Restaurant visits, airline travel and face-to-face shopping has been on the decline in recent weeks as cases and deaths surged nationwide due to the highly-transmissible Delta variant of COVID-19, according to The New York Times. Despite the fact that the vaccinated can generally go about their lives facing little to no risk of serious illness or death from the virus, some data suggests that those are the people who are most curtailing their economic activity in response to Delta.

“People who vaccinate themselves very early are people who are already very careful,” University of Pennsylvania economist Jesús Fernández-Villaverde told the NYT. “People who do not vaccinate themselves are less careful. So there is a multiplier effect” on the economy.

Data from restaurant reservation service OpenTable shows that the states with the biggest drop in restaurant reservations since Aug. 1 are Louisiana, New York, Washington, D.C., Washington, Oregon, Maryland and Illinois. Louisiana was affected harshly by Hurricane Ida. Each of those states, with the exception of Illinois, has a vaccination rate above the national average.

Some of those states are not experiencing the Delta wave nearly as badly as Texas. However, economic activity in the Lone Star State is holding up fairly well. “It appears the latest Covid surge has been less impactful on the economy than previous surges in Texas,” Federal Reserve Bank of Dallas senior business economist Laila Assanie told the NYT.

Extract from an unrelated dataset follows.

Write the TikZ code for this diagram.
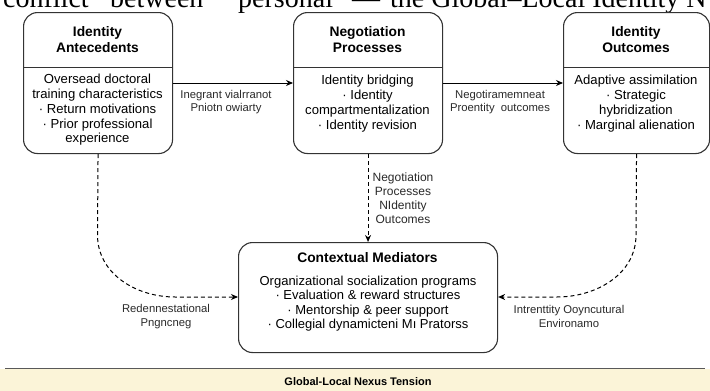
\documentclass[tikz,border=0pt]{standalone}
\usepackage{fontspec}
\setmainfont{Liberation Sans}
\newfontfamily\serifx{Liberation Serif}
\usetikzlibrary{arrows.meta}
\definecolor{bordc}{HTML}{333333}
\definecolor{bandc}{HTML}{FBF4D8}
\definecolor{lblc}{HTML}{2A2A2A}
\begin{document}
\begin{tikzpicture}[x=1pt,y=-1pt,
  box/.style={draw=bordc, line width=1.1pt, rounded corners=14pt, fill=white, anchor=north west, inner sep=0pt},
  hd/.style={font=\bfseries\fontsize{13.8}{16}\selectfont, align=center},
  bd/.style={font=\fontsize{13.1}{14.8}\selectfont, align=center},
  lbl/.style={font=\fontsize{11.3}{13.8}\selectfont, align=center, text=lblc},
  arr/.style={-{Stealth[length=7pt,width=6pt]}, line width=1pt, draw=black},
  dsh/.style={arr, dash pattern=on 4pt off 3pt},
  top/.style={anchor=base west, inner sep=0pt, font=\serifx\fontsize{28}{30}\selectfont}]
\useasboundingbox (0,0) rectangle (710,391);
\fill[white] (0,0) rectangle (710,391);

% clipped text line at the top
\node[top] (t1) at (3,7) {conflict};
\node[top] (t2) at (110,7) {between};
\node[top] (t3) at (238,7) {personal};
\node[top] (t4) at (352,7) {—};
\node[top] (t5) at (390,7) {the Global–Local Identity N};

% boxes
\node[box, minimum width=149pt, minimum height=141pt] (ant) at (23,12) {};
\node[box, minimum width=149pt, minimum height=141pt] (neg) at (293,12) {};
\node[box, minimum width=146pt, minimum height=141pt] (out) at (563,12) {};
\node[box, minimum width=259pt, minimum height=110pt] (med) at (238,242) {};

\draw[bordc, line width=1pt] (ant.west |- 0,67) -- (ant.east |- 0,67);
\draw[bordc, line width=1pt] (neg.west |- 0,67) -- (neg.east |- 0,67);
\draw[bordc, line width=1pt] (out.west |- 0,67) -- (out.east |- 0,67);

% headers
\node[hd] (antH) at (97.5,40) {Identity\\Antecedents};
\node[hd] (negH) at (367.5,40) {Negotiation\\Processes};
\node[hd] (outH) at (636,40) {Identity\\Outcomes};
\node[hd] (medH) at (367.5,258) {Contextual Mediators};

% bodies
\node[bd] (antB) at (97.5,110) {Oversead doctoral\\training characteristics\\· Return motivations\\· Prior professional\\experience};
\node[bd] (negB) at (367.5,103.5) {Identity bridging\\· Identity\\compartmentalization\\· Identity revision};
\node[bd] (outB) at (636,103.5) {Adaptive assimilation\\· Strategic\\hybridization\\· Marginal alienation};
\node[bd, font=\fontsize{13}{14.4}\selectfont] (medB) at (368,303.5) {Organizational socialization programs\\· Evaluation \& reward structures\\· Mentorship \& peer support\\· Collegial dynamicteni Mı Pratorss};

% solid arrows
\draw[arr] (ant.east |- 0,83) -- (neg.west |- 0,83);
\draw[arr] (neg.east |- 0,83) -- (out.west |- 0,83);
\node[lbl] (l1) at (226,102) {Inegrant vialrranot\\Pniotn owiarty};
\node[lbl] (l2) at (500,102) {Negotiramemneat\\Proentity\ \ outcomes};

% dashed arrows
\draw[dsh] (neg.south) -- (med.north);
\node[lbl, font=\fontsize{12}{14}\selectfont] (l3) at (403,198) {Negotiation\\Processes\\NIdentity\\Outcomes};

\coordinate (lc) at (97.5,235);
\coordinate (rc) at (636,235);
\draw[dsh] (ant.south) -- (lc) to[out=-90,in=180] (175,297) -- (med.west |- 0,297);
\draw[dsh] (out.south) -- (rc) to[out=-90,in=0] (557,297) -- (med.east |- 0,297);
\node[lbl] (l4) at (166,316.5) {Redennestational\\Pngncneg};
\node[lbl] (l5) at (569,316.5) {Intrenttity Ooyncutural\\Environamo};

% bottom band
\fill[bandc] (0,369) rectangle (710,391);
\draw[gray!70!black, line width=1pt] (5,368.5) -- (705,368.5);
\node[font=\bfseries\fontsize{11}{13}\selectfont] (band) at (358,382) {Global-Local Nexus Tension};
\end{tikzpicture}
\end{document}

Survey data from the Dallas Fed shows that consumer activity did not drop as much this summer as it did during the initial wave in spring 2020 or the ensuing spike in winter 2020-2021. Nearly 70% of Texas business managers surveyed still said they are trying to hire or recall workers, not trim payrolls. (RELATED: POLL: Almost Three-Quarters Of Unvaccinated Americans Would Quit Job If It Required The Vaccine)

The data is consistent with polling that shows Democrats are more likely to still be concerned about COVID-19 than Republicans, even though those Democrats are also more likely to be vaccinated. The Centers for Disease Control and Prevention has only reported 2,675 breakthrough COVID-19 deaths of vaccinated Americans out of more than 176 million people who have gotten the jab.

President Joe Biden announced Thursday the Department of Labor will begin requiring vaccination or weekly COVID-19 testing for all employees at businesses that employ more than 100 people.